Los viernes en la noche eran los días en donde podíamos fantasear hasta tarde acerca del momento en que por fin se nos declarara, actualizando Facebook constantemente para saber si estaba conectado al mismo tiempo que nosotras. Esto es, hasta que te confiesan que están enamorados de tu mejor amiga.
La cosa de haber crecido con comedias románticas, es que inevitablemente llegará la parte en la que nos hieren, antes de que todo sea perfecto de nuevo. Y yo disfrutaba mucho de ese dolor, la representación y el drama de ello. Así, a mi corta edad de ocho años ya comenzaba a romantizar la pena y la privación como una parte intrínseca del amor, como si fuera un camino que tuviera que recorrer para ser amada por esa única persona, porque querer algo con mucha intensidad tenía que ser suficiente, ¿cierto?
Años pasaron y mi amor por el amor se consolidó. En primero medio encontré mi nueva fascinación: un chico al que llamaremos Fernando. Mi primera y más importante regla sobre nunca confesar mi amor, se esfumó con el primer sabor de adrenalina cuando me declaré a Fernando a través de una carta. Y al igual que cuando tenía ocho años, el rechazo me dolió exquisitamente. Es fácil estar enamorado a través de un velo que nadie toca.
A los dieciocho años, mis amores fallidos me pasaron la cuenta. Ojalá hubiera sabido cómo se manifestaría en el futuro ese dolor alguna vez codiciado, a través de inseguridades y la búsqueda constante de validación masculina. Absorbemos tantas cosas a medida que pasan los años y no vemos su crecimiento hasta que nos brotan encima.
Querer a base de idealizaciones, enamorarse de mejores amigos, declararse y ser rechazada, el gran estallido de la burbuja en la que vivía…lo había experimentado todo. Sin embargo, como la romántica sin remedio que soy, mi llegada a la universidad fue optimista. Había dejado atrás a mi ciudad natal y estaba dispuesta a que me volvieran a hacer daño si eso significaba que podía amar.
Fue entonces que conocí a Tomás, el hombre aparentemente perfecto para mí. Y de repente, yo le gustaba a él. Entonces, mi corazón analítico se preguntaba: ¿Me había pasado esto antes? ¿Siempre había sido así de fácil?, no lo podía recordar. Sin embargo, años de amores a medias dieron sus frutos cuando yo lo rechacé a él. Me había convertido en la persona por la que siempre había llorado.
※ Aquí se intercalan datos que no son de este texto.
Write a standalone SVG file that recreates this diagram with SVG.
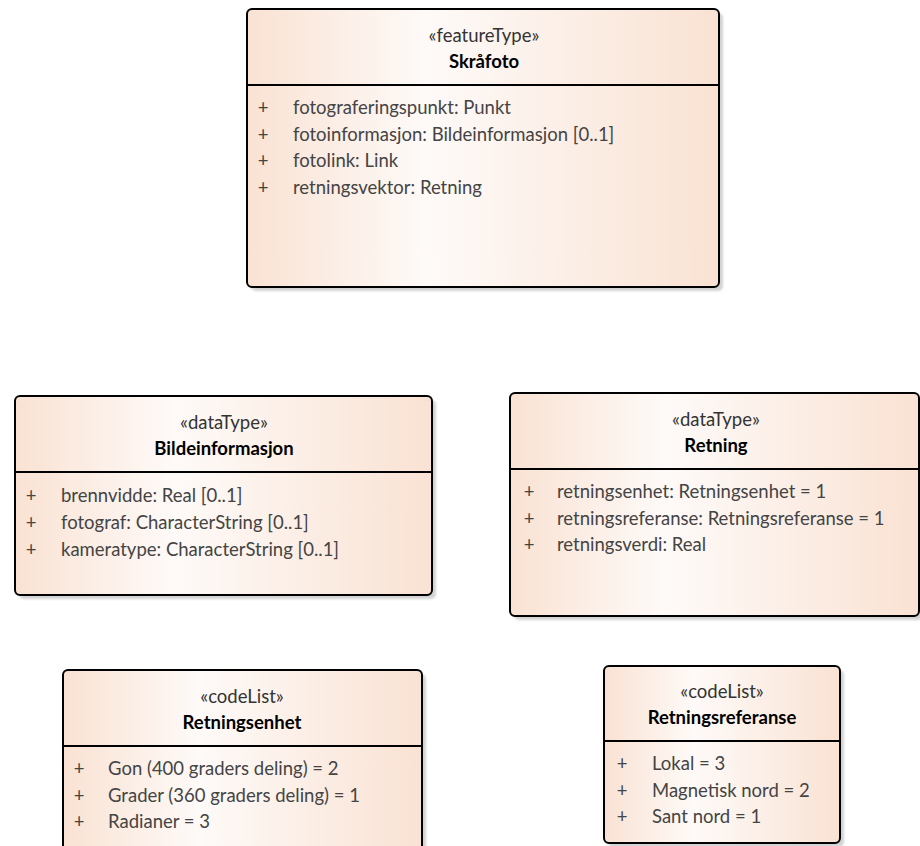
<svg xmlns="http://www.w3.org/2000/svg" width="920" height="846" viewBox="0 0 920 846">
<defs>
<linearGradient id="g" x1="0" y1="0" x2="1" y2="0">
<stop offset="0" stop-color="#f9e2d3"/>
<stop offset="0.38" stop-color="#fefaf8"/>
<stop offset="1" stop-color="#f9e2d3"/>
</linearGradient>
<filter id="sh" x="-5%" y="-5%" width="115%" height="115%">
<feGaussianBlur stdDeviation="1.2"/>
</filter>
</defs>
<style>
.shadow{fill:#c8c8c8;filter:url(#sh);opacity:0.8}
.box{fill:url(#g);stroke:#000;stroke-width:2}
.div{stroke:#000;stroke-width:2}
text{font-family:Lato,"Liberation Sans",sans-serif;font-size:18.5px}
.st{fill:#333;text-anchor:middle}
.nm{fill:#000;font-weight:bold;text-anchor:middle}
.at{fill:#444}
.pl{fill:#444;text-anchor:middle}
</style>
<g id="skrafoto">
<rect class="shadow" x="251" y="13" width="472" height="278" rx="5"/>
<rect class="box" x="247" y="9" width="472" height="278" rx="5"/>
<line class="div" x1="247" y1="85" x2="719" y2="85"/>
<text class="st" x="484" y="42">«featureType»</text>
<text class="nm" x="484" y="68">Skråfoto</text>
<text class="pl" x="263" y="114">+</text><text class="at" x="293" y="114">fotograferingspunkt: Punkt</text>
<text class="pl" x="263" y="141">+</text><text class="at" x="293" y="141">fotoinformasjon: Bildeinformasjon [0..1]</text>
<text class="pl" x="263" y="167">+</text><text class="at" x="293" y="167">fotolink: Link</text>
<text class="pl" x="263" y="194">+</text><text class="at" x="293" y="194">retningsvektor: Retning</text>
</g>
<g id="bildeinformasjon">
<rect class="shadow" x="19" y="400" width="417" height="199" rx="5"/>
<rect class="box" x="15" y="396" width="417" height="199" rx="5"/>
<line class="div" x1="15" y1="472" x2="432" y2="472"/>
<text class="st" x="224" y="429">«dataType»</text>
<text class="nm" x="224" y="455">Bildeinformasjon</text>
<text class="pl" x="31" y="502">+</text><text class="at" x="61" y="502">brennvidde: Real [0..1]</text>
<text class="pl" x="31" y="529">+</text><text class="at" x="61" y="529">fotograf: CharacterString [0..1]</text>
<text class="pl" x="31" y="556">+</text><text class="at" x="61" y="556">kameratype: CharacterString [0..1]</text>
</g>
<g id="retning">
<rect class="shadow" x="514" y="397" width="409" height="223" rx="5"/>
<rect class="box" x="510" y="393" width="409" height="223" rx="5"/>
<line class="div" x1="510" y1="469" x2="919" y2="469"/>
<text class="st" x="716" y="426">«dataType»</text>
<text class="nm" x="716" y="452">Retning</text>
<text class="pl" x="529" y="498">+</text><text class="at" x="557" y="498">retningsenhet: Retningsenhet = 1</text>
<text class="pl" x="529" y="525">+</text><text class="at" x="557" y="525">retningsreferanse: Retningsreferanse = 1</text>
<text class="pl" x="529" y="551">+</text><text class="at" x="557" y="551">retningsverdi: Real</text>
</g>
<g id="retningsenhet">
<rect class="shadow" x="67" y="674" width="359" height="190" rx="5"/>
<rect class="box" x="63" y="670" width="359" height="190" rx="5"/>
<line class="div" x1="63" y1="746" x2="422" y2="746"/>
<text class="st" x="242" y="703">«codeList»</text>
<text class="nm" x="242" y="729">Retningsenhet</text>
<text class="pl" x="79" y="775">+</text><text class="at" x="108" y="775">Gon (400 graders deling) = 2</text>
<text class="pl" x="79" y="802">+</text><text class="at" x="108" y="802">Grader (360 graders deling) = 1</text>
<text class="pl" x="79" y="828">+</text><text class="at" x="108" y="828">Radianer = 3</text>
</g>
<g id="retningsreferanse">
<rect class="shadow" x="608" y="670" width="236" height="177" rx="5"/>
<rect class="box" x="604" y="666" width="236" height="177" rx="5"/>
<line class="div" x1="604" y1="741" x2="840" y2="741"/>
<text class="st" x="722" y="698">«codeList»</text>
<text class="nm" x="722" y="724">Retningsreferanse</text>
<text class="pl" x="622" y="770">+</text><text class="at" x="652" y="770">Lokal = 3</text>
<text class="pl" x="622" y="797">+</text><text class="at" x="652" y="797">Magnetisk nord = 2</text>
<text class="pl" x="622" y="823">+</text><text class="at" x="652" y="823">Sant nord = 1</text>
</g>
<g id="connectors"/>
</svg>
Todavía no entiendo lo que me pasó, tal vez estaba acostumbrada a estar triste por un hombre y no pude reconocer la sensación de estar en paz, quizá no quería exponerme a una autentica vulnerabilidad, no lo sé.
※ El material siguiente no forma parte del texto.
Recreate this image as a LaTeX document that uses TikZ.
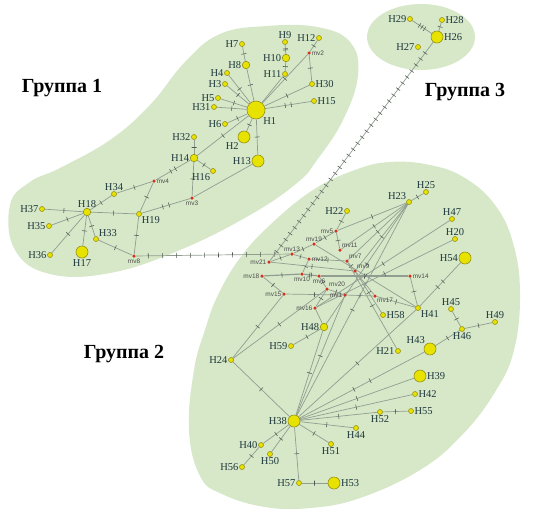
\documentclass[tikz,border=0pt]{standalone}
\usepackage{fontspec}
\setmainfont{Liberation Serif}
\newfontfamily\mvfont{Liberation Sans}
\pgfdeclarelayer{blob}
\pgfdeclarelayer{edges}
\pgfsetlayers{blob,edges,main}
\definecolor{blobg}{RGB}{214,232,200}
\definecolor{hapfill}{RGB}{232,226,0}
\definecolor{hapdraw}{RGB}{150,145,20}
\definecolor{edgec}{RGB}{145,157,145}
\definecolor{tickc}{RGB}{80,88,80}
\definecolor{labc}{RGB}{30,55,60}
\definecolor{mvred}{RGB}{210,50,30}
\tikzset{
  hap/.style={circle, fill=hapfill, draw=hapdraw, line width=0.6pt, inner sep=0pt},
  hs/.style={minimum size=5pt},
  hm/.style={minimum size=7.5pt},
  hl/.style={minimum size=12pt},
  hx/.style={minimum size=18pt},
  lab/.style={font=\fontsize{10.5}{12}\selectfont, text=labc, inner sep=0.6pt},
  mvs/.style={circle, fill=mvred, inner sep=0pt, minimum size=3.5pt},
  mlab/.style={font=\mvfont\fontsize{6.5}{7}\selectfont, text=black!70, inner sep=0.6pt},
  edge/.style={draw=edgec, line width=0.7pt},
  thickedge/.style={draw=edgec, line width=1.2pt},
  tk/.style={draw=tickc, line width=0.55pt, sloped, rectangle, inner sep=0pt, minimum width=0pt, minimum height=5pt},
  grp/.style={font=\bfseries\fontsize{20}{23}\selectfont, text=black},
  blobfill/.style={fill=blobg, draw=none}
}
\newcommand\HapN[4]{\node[hap,#3,label={[lab]#4:#1}] (#1) at (#2) {};}
\newcommand\MvN[3]{\node[mvs,label={[mlab]#3:#1}] (#1) at (#2) {};}
\newcommand\EdG[3]{\draw[edge] (#1) -- (#2);\ifnum#3>0 \foreach \k in {1,...,#3}{\pgfmathsetmacro\pp{0.5+(\k-(#3+1)/2)*0.13}\path (#1) -- (#2) node[tk,pos=\pp]{};}\fi}
\newcommand\EdT[3]{\draw[thickedge] (#1) -- (#2);\ifnum#3>0 \foreach \k in {1,...,#3}{\pgfmathsetmacro\pp{0.5+(\k-(#3+1)/2)*0.13}\path (#1) -- (#2) node[tk,pos=\pp]{};}\fi}
\newcommand\EdL[5]{\draw[edge] (#1) -- (#2);\foreach \k in {1,...,#3}{\pgfmathsetmacro\pp{#4+(\k-1)*(#5-#4)/(#3-1)}\path (#1) -- (#2) node[tk,pos=\pp]{};}}
\begin{document}
\begin{tikzpicture}[x=1pt,y=-1pt]
\useasboundingbox (0,0) rectangle (534,515);
\begin{pgfonlayer}{blob}
\fill[white] (0,0) rectangle (534,515);
\fill[blobfill] plot[smooth cycle, tension=0.7] coordinates {(10,205) (30,182) (60,168) (110,140) (150,105) (185,62) (220,34) (267,26) (317,27) (350,42) (358,75) (343,120) (317,160) (297,183) (250,215) (180,250) (110,273) (50,274) (15,250)};
\fill[blobfill] (421,37) ellipse [x radius=54, y radius=33];
\fill[blobfill] plot[smooth cycle, tension=0.7] coordinates {(205,330) (218,295) (240,258) (270,225) (313,190) (355,170) (390,162) (430,165) (465,178) (495,205) (513,243) (520,293) (514,350) (495,392) (462,435) (420,470) (360,498) (310,508) (265,507) (222,494) (200,476) (189,430) (194,370)};
\end{pgfonlayer}
% group labels
\node[grp] (g1) at (62,88) {Группа 1};
\node[grp] (g2) at (124,354) {Группа 2};
\node[grp] (g3) at (465,92) {Группа 3};
% group 1
\HapN{H1}{256,110}{hx}{below right}
\HapN{H2}{244,137}{hl}{below left}
\HapN{H13}{258,161}{hl}{left}
\HapN{H7}{242,44}{hs}{left}
\HapN{H8}{246,65}{hm}{left}
\HapN{H4}{227,73}{hs}{left}
\HapN{H3}{225,84}{hs}{left}
\HapN{H5}{218,98}{hs}{left}
\HapN{H31}{214,107}{hs}{left}
\HapN{H6}{225,124}{hs}{left}
\HapN{H9}{285,42}{hs}{above}
\HapN{H10}{286,58}{hm}{left}
\HapN{H11}{285,74}{hs}{left}
\HapN{H12}{319,38}{hs}{left}
\MvN{mv2}{309,53}{right}
\HapN{H30}{312,84}{hs}{right}
\HapN{H15}{314,101}{hs}{right}
\HapN{H32}{194,137}{hs}{left}
\HapN{H14}{194,158}{hm}{left}
\HapN{H16}{213,171}{hs}{below left}
\MvN{mv4}{154,181}{right}
\HapN{H34}{114,194}{hs}{above}
\HapN{H19}{139,214}{hs}{below right}
\MvN{mv3}{192,198}{below}
\HapN{H18}{87,212}{hm}{above}
\HapN{H37}{42,209}{hs}{left}
\HapN{H35}{49,226}{hs}{left}
\HapN{H36}{50,255}{hs}{left}
\HapN{H17}{82,252}{hl}{below}
\HapN{H33}{96,239}{hs}{above right}
\MvN{mv8}{134,256}{below}
% group 3
\HapN{H26}{437,37}{hl}{right}
\HapN{H28}{442,20}{hs}{right}
\HapN{H29}{410,19}{hs}{left}
\HapN{H27}{418,47}{hs}{left}
% group 2
\HapN{H22}{347,211}{hs}{left}
\HapN{H23}{409,202}{hs}{above left}
\HapN{H25}{426,192}{hs}{above}
\HapN{H47}{452,219}{hs}{above}
\HapN{H20}{455,239}{hs}{above}
\HapN{H54}{465,258}{hl}{left}
\HapN{H45}{451,309}{hs}{above}
\HapN{H46}{462,329}{hs}{below}
\HapN{H49}{495,322}{hs}{above}
\HapN{H43}{430,349}{hl}{above left}
\HapN{H21}{398,351}{hs}{left}
\HapN{H58}{383,315}{hs}{right}
\HapN{H41}{418,308}{hs}{below right}
\HapN{H39}{420,376}{hl}{right}
\HapN{H42}{415,394}{hs}{right}
\HapN{H55}{411,411}{hs}{right}
\HapN{H52}{380,412}{hs}{below}
\HapN{H44}{356,428}{hs}{below}
\HapN{H48}{324,327}{hm}{left}
\HapN{H59}{291,346}{hs}{left}
\HapN{H24}{231,360}{hs}{left}
\HapN{H38}{294,421}{hl}{left}
\HapN{H40}{261,445}{hs}{left}
\HapN{H56}{242,467}{hs}{left}
\HapN{H50}{270,454}{hs}{below}
\HapN{H51}{331,444}{hs}{below}
\HapN{H57}{299,483}{hs}{left}
\HapN{H53}{334,483}{hl}{right}
\MvN{mv5}{336,231}{left}
\MvN{mv19}{314,244}{above}
\MvN{mv13}{292,254}{above}
\MvN{mv11}{340,250}{above right}
\MvN{mv12}{309,259}{right}
\MvN{mv7}{347,261}{above right}
\MvN{mv9}{355,271}{above right}
\MvN{mv21}{269,262}{left}
\MvN{mv10}{302,274}{below}
\MvN{mv6}{319,276}{below}
\MvN{mv18}{262,276}{left}
\MvN{mv14}{410,276}{right}
\MvN{mv20}{327,289}{above right}
\MvN{mv1}{345,295}{left}
\MvN{mv17}{375,296}{below right}
\MvN{mv15}{284,294}{left}
\MvN{mv16}{315,308}{left}
\begin{pgfonlayer}{edges}
% group 1
\EdG{H7}{H8}{1}
\EdG{H8}{H1}{1}
\EdG{H4}{H1}{1}
\EdG{H3}{H1}{1}
\EdG{H5}{H1}{1}
\EdG{H31}{H1}{1}
\EdG{H6}{H1}{1}
\EdG{H2}{H1}{1}
\EdG{H13}{H1}{1}
\EdG{H11}{H1}{0}
\EdG{H9}{H10}{2}
\EdG{H10}{H11}{1}
\EdG{H1}{mv2}{1}
\EdG{mv2}{H12}{1}
\EdG{mv2}{H30}{1}
\EdG{H1}{H30}{1}
\EdG{H1}{H15}{2}
\EdG{H1}{H14}{1}
\EdG{H14}{H32}{1}
\EdG{H14}{H16}{1}
\EdG{H14}{mv3}{1}
\EdG{H14}{mv4}{2}
\EdG{mv4}{H34}{1}
\EdG{H34}{H18}{1}
\EdG{mv4}{H19}{1}
\EdG{H19}{H18}{1}
\EdG{H19}{mv3}{2}
\EdG{H19}{mv8}{1}
\EdG{mv3}{H13}{0}
\EdG{H18}{H37}{1}
\EdG{H18}{H35}{1}
\EdG{H18}{H36}{1}
\EdG{H18}{H17}{1}
\EdG{H18}{H33}{1}
\EdG{H33}{mv8}{1}
\EdL{mv8}{mv13}{10}{0.08}{0.9}
% group 3
\EdG{H26}{H28}{1}
\EdG{H26}{H29}{3}
\EdL{H26}{mv21}{34}{0.05}{0.96}
% group 2
\EdG{H22}{mv5}{1}
\EdG{mv5}{H23}{1}
\EdG{H23}{H25}{1}
\EdG{H23}{mv11}{1}
\EdG{H23}{mv7}{1}
\EdG{H23}{mv9}{1}
\EdG{H23}{H48}{1}
\EdG{H23}{H38}{1}
\EdG{mv5}{mv19}{1}
\EdG{mv5}{mv11}{1}
\EdG{mv19}{mv13}{1}
\EdG{mv13}{mv21}{1}
\EdG{mv13}{mv12}{1}
\EdG{mv12}{mv7}{1}
\EdG{mv7}{mv9}{1}
\EdG{mv12}{mv10}{1}
\EdG{mv21}{mv9}{1}
\EdT{mv18}{mv10}{1}
\EdT{mv10}{mv6}{2}
\EdT{mv6}{mv14}{1}
\EdG{mv6}{mv20}{1}
\EdG{mv20}{mv1}{1}
\EdG{mv15}{mv1}{1}
\EdG{mv1}{mv17}{1}
\EdG{mv17}{H41}{1}
\EdG{mv9}{mv17}{1}
\EdG{mv14}{H41}{1}
\EdG{H41}{H54}{2}
\EdG{mv16}{mv20}{1}
\EdG{mv16}{H48}{0}
\EdG{mv16}{H47}{1}
\EdG{mv16}{H20}{1}
\EdG{mv18}{mv15}{1}
\EdG{mv15}{H24}{1}
\EdG{H24}{mv20}{1}
\EdG{H24}{H38}{1}
\EdG{H48}{H59}{1}
\EdG{H48}{H38}{1}
\EdG{H38}{H41}{1}
\EdG{H38}{mv1}{1}
\EdG{H38}{H43}{2}
\EdG{H43}{H46}{1}
\EdG{H46}{H45}{1}
\EdG{H46}{H49}{1}
\EdG{H38}{H39}{1}
\EdG{H38}{H42}{1}
\EdG{H38}{H52}{1}
\EdG{H52}{H55}{1}
\EdG{H38}{H44}{1}
\EdG{H38}{H51}{1}
\EdG{H38}{H57}{1}
\EdG{H57}{H53}{1}
\EdG{H38}{H40}{1}
\EdG{H40}{H56}{1}
\EdG{H38}{H50}{1}
\EdG{H21}{mv7}{1}
\EdG{H58}{mv9}{1}
\EdG{mv19}{H41}{1}
\end{pgfonlayer}
\end{tikzpicture}
\end{document}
Ya han pasado casi dos años de pandemia y estoy por cumplir veintiún años. Ahora miro esas anécdotas con cariño y un poco de pena. Me gustaría haber cancelado menos juntas con amigas por salir con chicos y, en ocasiones, me hubiese gustado esforzarme más. Haber sido más amable conmigo. Haber escuchado a mi mamá. Pero la experiencia será para siempre mía y la romántica empedernida que hay en mí piensa que al menos, para la próxima, ahora lo sé.
Antonia Reyes,
Estudiante de tercer año de Psicología de la Universidad Adolfo Ibáñez.